TRENOS SiGINT: The Mexican Avocado Empire Just Served The US A 6.8-Tonne Bowl Of Guacamole
- Scott Mathias

- 9 hours ago
- 2 min read

Signal
The Mexican avocado industry continues to demonstrate a level of agricultural scale and export coordination few nations can replicate. The Guinness World Record achieved in Tancítaro is symbolic of something far larger - Mexico has effectively industrialised a fresh produce category while maintaining deep cultural ownership of the product itself.
The United States’ dependence on Mexican avocados has become structurally embedded. Consumer demand remains high across retail, foodservice, convenience and quick-service restaurant sectors, while Mexico’s geographic proximity and year-round growing capacity create a near-irreplaceable supply advantage. Few global food categories illustrate cross-border agricultural interdependence as clearly as avocados.
At the same time, the industry increasingly reflects broader future food themes: climate resilience pressure, water management concerns, export concentration risk, labour dependence and the growing geopolitical importance of fresh produce supply chains. Avocados are no longer merely fruit, they are infrastructure.
Human Factor
The giant guacamole bowl worked because it connected industry with identity. Thousands of local people were not celebrating exports or trade figures, they were celebrating community, land, culture and livelihood. In a world where food systems often feel industrial and disconnected, Michoacán reminded consumers that global supply chains still begin with people standing in orchards.
TRENOS Metrics Snapshot
Metric | Observation |
Signal | Industrial-scale fresh food dominance |
Data Point | Mexican avocado exports to US projected above 2.5 billion pounds |
TikTok Views | Avocado and guacamole content exceeds billions of cumulative views globally |
Retail Footprint | US supermarkets, QSR chains, foodservice and meal kits |
Ingredient Format | Fresh whole fruit, guacamole, oils, frozen pulp, ready meals |
Consumer Segment | Mainstream households, Millennials, Gen Z, health-conscious consumers |
Brand Origin | Michoacán, Mexico |
Export Status | Dominant US import supplier |
Trend Classification | Food system dependency |
System Pressure Point | Water use, climate variability, monoculture reliance |
Momentum | Extremely strong |
Sentiment | Positive consumer demand despite sustainability concerns |
Where Signal Is Loudest | United States, Mexico, Latin America |
Related Links | APEAM, Avocado Institute of Mexico, US produce trade networks |
Long Play - The Mexican Avocado Empire Just Served The US A 6.8-Tonne Bowl Of Guacamole
The avocado industry increasingly behaves less like traditional horticulture and more like strategic food infrastructure. The US consumer market now relies on Mexico with a consistency normally associated with energy imports or manufacturing supply chains. That creates both economic opportunity and systemic vulnerability.
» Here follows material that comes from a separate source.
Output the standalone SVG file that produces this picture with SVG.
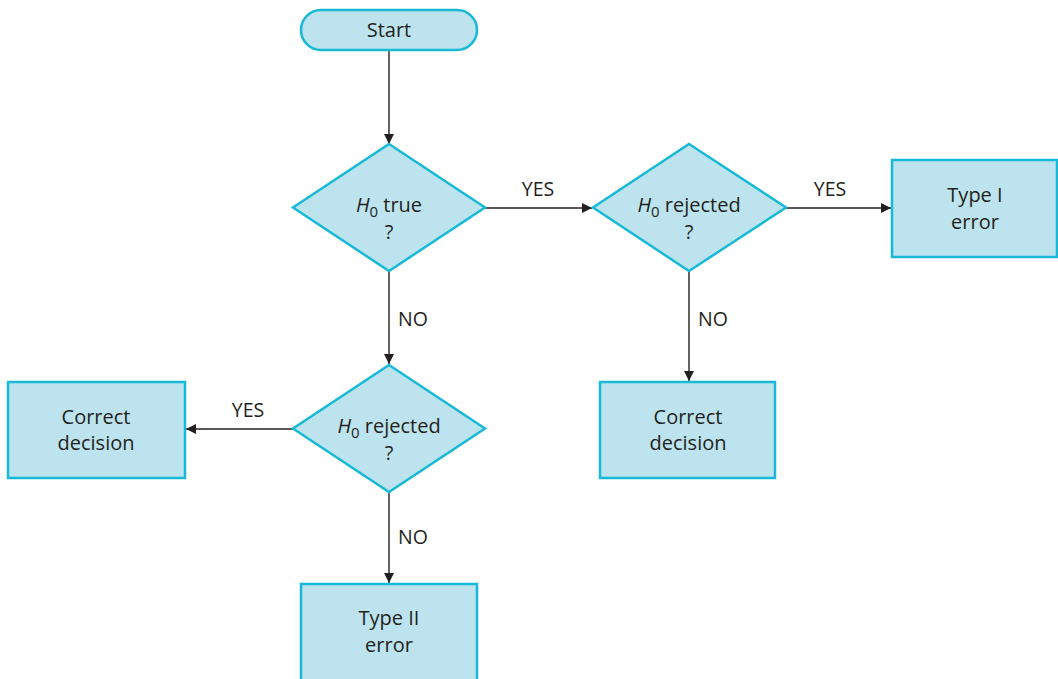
<svg xmlns="http://www.w3.org/2000/svg" width="1058" height="679" viewBox="0 0 1058 679">
<style>
.n{fill:#bde4ee;stroke:#17b9d6;stroke-width:2.5}
.t{font-family:"Open Sans","Noto Sans",sans-serif;font-size:20px;fill:#231f20;text-anchor:middle}
.l{font-family:"Open Sans","Noto Sans",sans-serif;font-size:19.5px;fill:#231f20;text-anchor:middle}
.c{stroke:#231f20;stroke-width:1.4;fill:none;marker-end:url(#a)}
</style>
<defs>
<marker id="a" viewBox="0 0 10 10" refX="10" refY="5" markerWidth="10" markerHeight="10" markerUnits="userSpaceOnUse" orient="auto">
<path d="M0,0L10,5L0,10z" fill="#231f20"/>
</marker>
</defs>
<rect width="1058" height="679" fill="#fff"/>
<g id="connectors">
<path class="c" d="M389,50V144"/>
<path class="c" d="M485,208H592"/>
<path class="c" d="M786,208H891"/>
<path class="c" d="M389,271V364"/>
<path class="c" d="M689,271V381"/>
<path class="c" d="M293,429H186"/>
<path class="c" d="M389,492V583"/>
<text class="l" x="538" y="196">YES</text>
<text class="l" x="830" y="196">YES</text>
<text class="l" x="413" y="326">NO</text>
<text class="l" x="713" y="326">NO</text>
<text class="l" x="248" y="417">YES</text>
<text class="l" x="413" y="544">NO</text>
</g>
<g id="start">
<rect class="n" x="301" y="10" width="176" height="40" rx="20"/>
<text class="t" x="389" y="37">Start</text>
</g>
<g id="d1">
<path class="n" d="M389,144L485,207.5L389,271L293,207.5z"/>
<text class="t" x="389" y="212"><tspan font-style="italic">H</tspan><tspan font-size="15" dy="5">0</tspan><tspan dy="-5"> true</tspan></text>
<text class="t" x="389" y="239">?</text>
</g>
<g id="d2">
<path class="n" d="M689,144L786,207.5L689,271L593,207.5z"/>
<text class="t" x="689" y="212"><tspan font-style="italic">H</tspan><tspan font-size="15" dy="5">0</tspan><tspan dy="-5"> rejected</tspan></text>
<text class="t" x="689" y="239">?</text>
</g>
<g id="d3">
<path class="n" d="M389,365L485,428.5L389,492L293,428.5z"/>
<text class="t" x="389" y="433"><tspan font-style="italic">H</tspan><tspan font-size="15" dy="5">0</tspan><tspan dy="-5"> rejected</tspan></text>
<text class="t" x="389" y="460">?</text>
</g>
<g id="type1">
<rect class="n" x="892" y="160" width="165" height="97"/>
<text class="t" x="975" y="202">Type I</text>
<text class="t" x="975" y="229">error</text>
</g>
<g id="correct-right">
<rect class="n" x="600" y="382" width="175" height="96"/>
<text class="t" x="688" y="424">Correct</text>
<text class="t" x="688" y="450">decision</text>
</g>
<g id="correct-left">
<rect class="n" x="8" y="382" width="177" height="96"/>
<text class="t" x="96" y="424">Correct</text>
<text class="t" x="96" y="450">decision</text>
</g>
<g id="type2">
<rect class="n" x="301" y="584" width="176" height="100"/>
<text class="t" x="389" y="625">Type II</text>
<text class="t" x="389" y="652">error</text>
</g>
</svg>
For countries like New Zealand and Australia, the Mexican model offers important lessons. Scale alone is not enough. Mexico combined cultural storytelling, export logistics, year-round production capability and aggressive market integration into a single ecosystem. The result is not simply a successful fruit export sector, it is a globally embedded food system.
The giant guacamole bowl may appear playful, but underneath it sits one of the most sophisticated fresh food supply chains on Earth.